» **Provided records**
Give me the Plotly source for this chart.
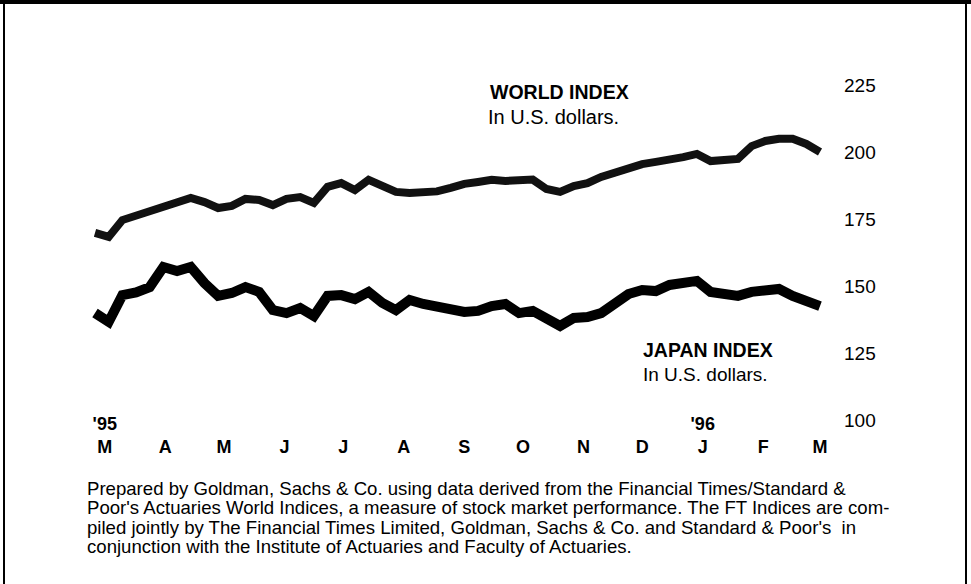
import plotly.graph_objects as go
import pandas as pd

# ---- data ----
week_start = "1995-02-24"
n_weeks = 54
world_index = [169.8, 168.3, 174.6, 176.3, 177.6, 179.7, 180.8, 182.9, 181.3, 179.1,
               179.9, 182.5, 182.1, 180.2, 182.5, 183.2, 181.0, 187.0, 188.4, 185.8,
               189.6, 187.3, 185.1, 184.7, 184.7, 185.3, 186.6, 188.1, 188.8, 189.6,
               189.2, 189.2, 189.7, 186.2, 185.1, 187.3, 188.4, 190.7, 192.5, 194.0,
               195.5, 196.3, 197.0, 198.1, 199.3, 196.6, 197.0, 197.4, 202.2, 204.1,
               204.9, 204.9, 203.0, 200.0]
japan_index = [139.9, 136.6, 146.6, 147.6, 149.6, 157.1, 155.6, 157.1, 151.1, 146.3,
               147.4, 149.6, 147.8, 141.0, 139.9, 141.8, 138.8, 146.3, 146.6, 145.1,
               147.8, 143.7, 141.0, 144.8, 143.3, 142.5, 141.4, 140.3, 140.7, 142.5,
               143.3, 139.9, 140.7, 138.1, 135.1, 138.1, 138.4, 139.9, 143.7, 147.0,
               148.5, 148.1, 150.4, 150.7, 151.9, 147.8, 146.6, 146.3, 147.8, 148.5,
               148.9, 146.3, 144.4, 142.5]
month_ticks = ["1995-03-01", "1995-04-01", "1995-05-01", "1995-06-01", "1995-07-01",
               "1995-08-01", "1995-09-01", "1995-10-01", "1995-11-01", "1995-12-01",
               "1996-01-01", "1996-02-01", "1996-03-01"]
month_labels = ["M", "A", "M", "J", "J", "A", "S", "O", "N", "D", "J", "F", "M"]
year_labels = ["'95", "", "", "", "", "", "", "", "", "", "'96", "", ""]
y_ticks = [100, 125, 150, 175, 200, 225]

dates = pd.date_range(week_start, periods=n_weeks, freq="7D")

W, H = 971, 584
FONT = "Liberation Sans, Arial, Helvetica, sans-serif"

# axis geometry
px_left, px_right = 95.0, 820.0          # pixel span of the lines
px_per_day = (px_right - px_left) / (dates[-1] - dates[0]).days
dom_right = 843.0
x0 = dates[0] - pd.Timedelta(days=px_left / px_per_day)
x1 = dates[0] + pd.Timedelta(days=(dom_right - px_left) / px_per_day)
y_top_px, y_per = 85.0, 67.0 / 25.0       # 225 at pixel 85, 2.68 px per unit
y_hi = 225 + y_top_px / y_per
y_lo = 225 - (H - y_top_px) / y_per

ticktext = [f"{y if y else chr(160)}<br>{m}" for y, m in zip(year_labels, month_labels)]

fig = go.Figure()
fig.add_trace(go.Scatter(x=dates, y=world_index, mode="lines",
                         line=dict(color="#111111", width=8), name="World Index",
                         hoverinfo="skip"))
fig.add_trace(go.Scatter(x=dates, y=japan_index, mode="lines",
                         line=dict(color="#000000", width=10), name="Japan Index",
                         hoverinfo="skip"))

def px(xp):
    return xp / W

def py(yp):
    return 1 - yp / H

ann = []
ann.append(dict(text="WORLD INDEX", x=px(488), y=py(92), font=dict(size=19.5, weight="bold")))
ann.append(dict(text="In U.S. dollars.", x=px(486), y=py(117), font=dict(size=20)))
ann.append(dict(text="JAPAN INDEX", x=px(641), y=py(350), font=dict(size=19.5, weight="bold")))
ann.append(dict(text="In U.S. dollars.", x=px(641), y=py(374), font=dict(size=19)))

footer = [
    "Prepared by Goldman, Sachs & Co. using data derived from the Financial Times/Standard &",
    "Poor's Actuaries World Indices, a measure of stock market performance. The FT Indices are com-",
    "piled jointly by The Financial Times Limited, Goldman, Sachs & Co. and Standard & Poor's  in",
    "conjunction with the Institute of Actuaries and Faculty of Actuaries.",
]
for i, line in enumerate(footer):
    ann.append(dict(text=line, x=px(85), y=py(488 + 19.5 * i), font=dict(size=18.6)))

for a in ann:
    a.update(xref="paper", yref="paper", xanchor="left", yanchor="middle",
             showarrow=False)
    a["font"].update(family=FONT, color="black")

shapes = [
    dict(type="line", xref="paper", yref="paper", x0=0, x1=1, y0=py(2), y1=py(2),
         line=dict(color="black", width=4)),
    dict(type="line", xref="paper", yref="paper", x0=px(4), x1=px(4), y0=0, y1=1,
         line=dict(color="black", width=2)),
    dict(type="line", xref="paper", yref="paper", x0=px(966), x1=px(966), y0=0, y1=1,
         line=dict(color="black", width=2)),
]

fig.update_layout(
    width=W, height=H,
    margin=dict(l=0, r=0, t=0, b=0),
    paper_bgcolor="white", plot_bgcolor="white",
    showlegend=False,
    font=dict(family=FONT, color="black"),
    annotations=ann, shapes=shapes,
    xaxis=dict(type="date", domain=[0, dom_right / W], range=[x0, x1],
               anchor="free", position=py(411),
               showgrid=False, zeroline=False, showline=False, ticks="",
               tickvals=month_ticks, ticktext=ticktext,
               tickfont=dict(size=18, weight="bold", family=FONT, color="black")),
    yaxis=dict(range=[y_lo, y_hi], domain=[0, 1], side="right", anchor="x",
               showgrid=False, zeroline=False, showline=False, ticks="",
               tickvals=y_ticks,
               tickfont=dict(size=19, family=FONT, color="black")),
)

fig.write_html("out.html",
               config={"displayModeBar": False, "staticPlot": True},
               post_script="document.body.style.margin='0';document.body.style.overflow='hidden';")
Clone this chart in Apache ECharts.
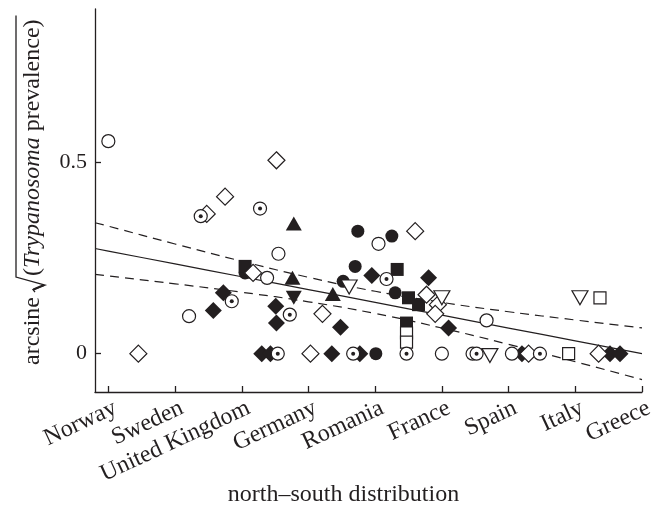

» **Work instructions**
Repeat each entry exactly as given; no pictures belong in the copy.

» **Result**
Give me the Plotly source for this chart.
import plotly.graph_objects as go
import pandas as pd

# ---- data ----
week_start = "1995-02-24"
n_weeks = 54
world_index = [169.8, 168.3, 174.6, 176.3, 177.6, 179.7, 180.8, 182.9, 181.3, 179.1,
               179.9, 182.5, 182.1, 180.2, 182.5, 183.2, 181.0, 187.0, 188.4, 185.8,
               189.6, 187.3, 185.1, 184.7, 184.7, 185.3, 186.6, 188.1, 188.8, 189.6,
               189.2, 189.2, 189.7, 186.2, 185.1, 187.3, 188.4, 190.7, 192.5, 194.0,
               195.5, 196.3, 197.0, 198.1, 199.3, 196.6, 197.0, 197.4, 202.2, 204.1,
               204.9, 204.9, 203.0, 200.0]
japan_index = [139.9, 136.6, 146.6, 147.6, 149.6, 157.1, 155.6, 157.1, 151.1, 146.3,
               147.4, 149.6, 147.8, 141.0, 139.9, 141.8, 138.8, 146.3, 146.6, 145.1,
               147.8, 143.7, 141.0, 144.8, 143.3, 142.5, 141.4, 140.3, 140.7, 142.5,
               143.3, 139.9, 140.7, 138.1, 135.1, 138.1, 138.4, 139.9, 143.7, 147.0,
               148.5, 148.1, 150.4, 150.7, 151.9, 147.8, 146.6, 146.3, 147.8, 148.5,
               148.9, 146.3, 144.4, 142.5]
month_ticks = ["1995-03-01", "1995-04-01", "1995-05-01", "1995-06-01", "1995-07-01",
               "1995-08-01", "1995-09-01", "1995-10-01", "1995-11-01", "1995-12-01",
               "1996-01-01", "1996-02-01", "1996-03-01"]
month_labels = ["M", "A", "M", "J", "J", "A", "S", "O", "N", "D", "J", "F", "M"]
year_labels = ["'95", "", "", "", "", "", "", "", "", "", "'96", "", ""]
y_ticks = [100, 125, 150, 175, 200, 225]

dates = pd.date_range(week_start, periods=n_weeks, freq="7D")

W, H = 971, 584
FONT = "Liberation Sans, Arial, Helvetica, sans-serif"

# axis geometry
px_left, px_right = 95.0, 820.0          # pixel span of the lines
px_per_day = (px_right - px_left) / (dates[-1] - dates[0]).days
dom_right = 843.0
x0 = dates[0] - pd.Timedelta(days=px_left / px_per_day)
x1 = dates[0] + pd.Timedelta(days=(dom_right - px_left) / px_per_day)
y_top_px, y_per = 85.0, 67.0 / 25.0       # 225 at pixel 85, 2.68 px per unit
y_hi = 225 + y_top_px / y_per
y_lo = 225 - (H - y_top_px) / y_per

ticktext = [f"{y if y else chr(160)}<br>{m}" for y, m in zip(year_labels, month_labels)]

fig = go.Figure()
fig.add_trace(go.Scatter(x=dates, y=world_index, mode="lines",
                         line=dict(color="#111111", width=8), name="World Index",
                         hoverinfo="skip"))
fig.add_trace(go.Scatter(x=dates, y=japan_index, mode="lines",
                         line=dict(color="#000000", width=10), name="Japan Index",
                         hoverinfo="skip"))

def px(xp):
    return xp / W

def py(yp):
    return 1 - yp / H

ann = []
ann.append(dict(text="WORLD INDEX", x=px(488), y=py(92), font=dict(size=19.5, weight="bold")))
ann.append(dict(text="In U.S. dollars.", x=px(486), y=py(117), font=dict(size=20)))
ann.append(dict(text="JAPAN INDEX", x=px(641), y=py(350), font=dict(size=19.5, weight="bold")))
ann.append(dict(text="In U.S. dollars.", x=px(641), y=py(374), font=dict(size=19)))

footer = [
    "Prepared by Goldman, Sachs & Co. using data derived from the Financial Times/Standard &",
    "Poor's Actuaries World Indices, a measure of stock market performance. The FT Indices are com-",
    "piled jointly by The Financial Times Limited, Goldman, Sachs & Co. and Standard & Poor's  in",
    "conjunction with the Institute of Actuaries and Faculty of Actuaries.",
]
for i, line in enumerate(footer):
    ann.append(dict(text=line, x=px(85), y=py(488 + 19.5 * i), font=dict(size=18.6)))

for a in ann:
    a.update(xref="paper", yref="paper", xanchor="left", yanchor="middle",
             showarrow=False)
    a["font"].update(family=FONT, color="black")

shapes = [
    dict(type="line", xref="paper", yref="paper", x0=0, x1=1, y0=py(2), y1=py(2),
         line=dict(color="black", width=4)),
    dict(type="line", xref="paper", yref="paper", x0=px(4), x1=px(4), y0=0, y1=1,
         line=dict(color="black", width=2)),
    dict(type="line", xref="paper", yref="paper", x0=px(966), x1=px(966), y0=0, y1=1,
         line=dict(color="black", width=2)),
]

fig.update_layout(
    width=W, height=H,
    margin=dict(l=0, r=0, t=0, b=0),
    paper_bgcolor="white", plot_bgcolor="white",
    showlegend=False,
    font=dict(family=FONT, color="black"),
    annotations=ann, shapes=shapes,
    xaxis=dict(type="date", domain=[0, dom_right / W], range=[x0, x1],
               anchor="free", position=py(411),
               showgrid=False, zeroline=False, showline=False, ticks="",
               tickvals=month_ticks, ticktext=ticktext,
               tickfont=dict(size=18, weight="bold", family=FONT, color="black")),
    yaxis=dict(range=[y_lo, y_hi], domain=[0, 1], side="right", anchor="x",
               showgrid=False, zeroline=False, showline=False, ticks="",
               tickvals=y_ticks,
               tickfont=dict(size=19, family=FONT, color="black")),
)

fig.write_html("out.html",
               config={"displayModeBar": False, "staticPlot": True},
               post_script="document.body.style.margin='0';document.body.style.overflow='hidden';")
Clone this chart in Apache ECharts.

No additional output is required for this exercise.